She's A Woman - Reviews

Reviewed by Ian MacDonald, in Revolution in the Head:

Written by McCartney (some say-on the spot in the studio) [1], SHE'S A WOMAN is a wire-taut 24-bar blues in A with two brief four-bar excursions to C sharp minor. The most extreme sound The Beatles had manufactured to date, it's propelled entirely by the rolling legato rhythm of the bass (recorded so high for 1964 that the engineers nervously duck it in the mix each time it leaves the home triad). The structural centrepiece of the track - without it, the other elements in this stark arrangement would make no sense - it's the first of McCartney's high profile bass-lines. From now on, he'd be striving to get his instrument 'up' in volume, tone, and octave.

Starting, jokingly, on the on-beat, a harshly overdriven and tightly gated rhythm guitar shifts to the offbeat as the song gets under way, chopping out a reggae accent of surprising violence [2]. With the snare-drum's normal timekeeping role usurped by the rise and fall of the bass, Starr's kit is squashed almost inaudibly into the left channel, offering no bass-drum and breaking out only to double his chugging chocalho with blows to the bell of his ride cymbal. Echoing WHAT YOU'RE DOING, the piano arrives as texture from nowhere, landing in the right channel of the second chorus without prior notice. McCartney's voice, too, is at the edge, squeezed to the upper limit of his chest register and threatening to crack at any moment. In short, everything here is pushed out of its normal place. (Even the guitar solo sets itself in arch quotation marks.)

In all respects an experimental recording, SHE'S A WOMAN is driven by its author's cannabis-cultivated curiosity to pursue every 'what if?' he could think of. At the same time, the overriding priority was to rock hard - a token of a group which, until 1966, continued to think of themselves as 'just a little R&B band'. (The song's powerful swinging beat drew the hard-won approval of America's session men, the Sir Douglas Quintet's 1965 single 'She's About A Mover' being an explicit homage.) Knowingly functional in keeping with the genre, the lyric is notabIe for the phrase 'turns me on', inserted on Lennon's insistence as a clue to the group's conversion to marijuana - and to give Bob Dylan a real drug reference to spot [3].

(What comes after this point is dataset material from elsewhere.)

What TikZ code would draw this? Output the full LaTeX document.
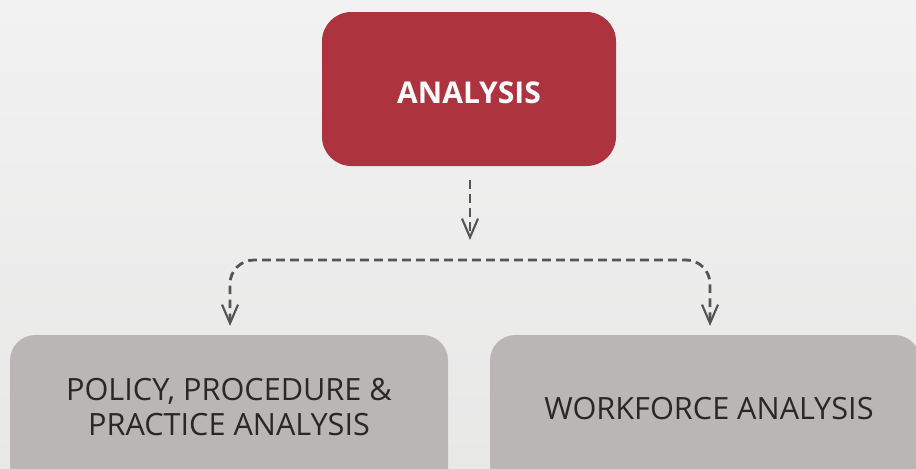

This song contains what is generally considered the worst rhyme in the Beatles' lyrical catalog: "My love don't give me presents / I know that she's no peasant."


  1. Before the radio version recorded on 17th November 1964 for Top Gear (see Live At The BBC), Lennon told Brian Matthew that, on the morning of the Abbey Road session, they had 'about one verse and we had to finish it off rather quickly'. Presumably this means he helped McCartney with the lyric.
  2. Lennon played this and boolegged out-takes show him muffing the changes. Take 7 develops into an extended jam in which he thrashes his Rickenbacker almost at random.
  3. Fascinated by The Beatles' unorthodox chords and harmonies, Bob Dylan, when first hearing I WANT TO HOLD YOUR HAND, decided they must have been chemically assisted, mishearing the line 'I can't hide' as 'I get high'.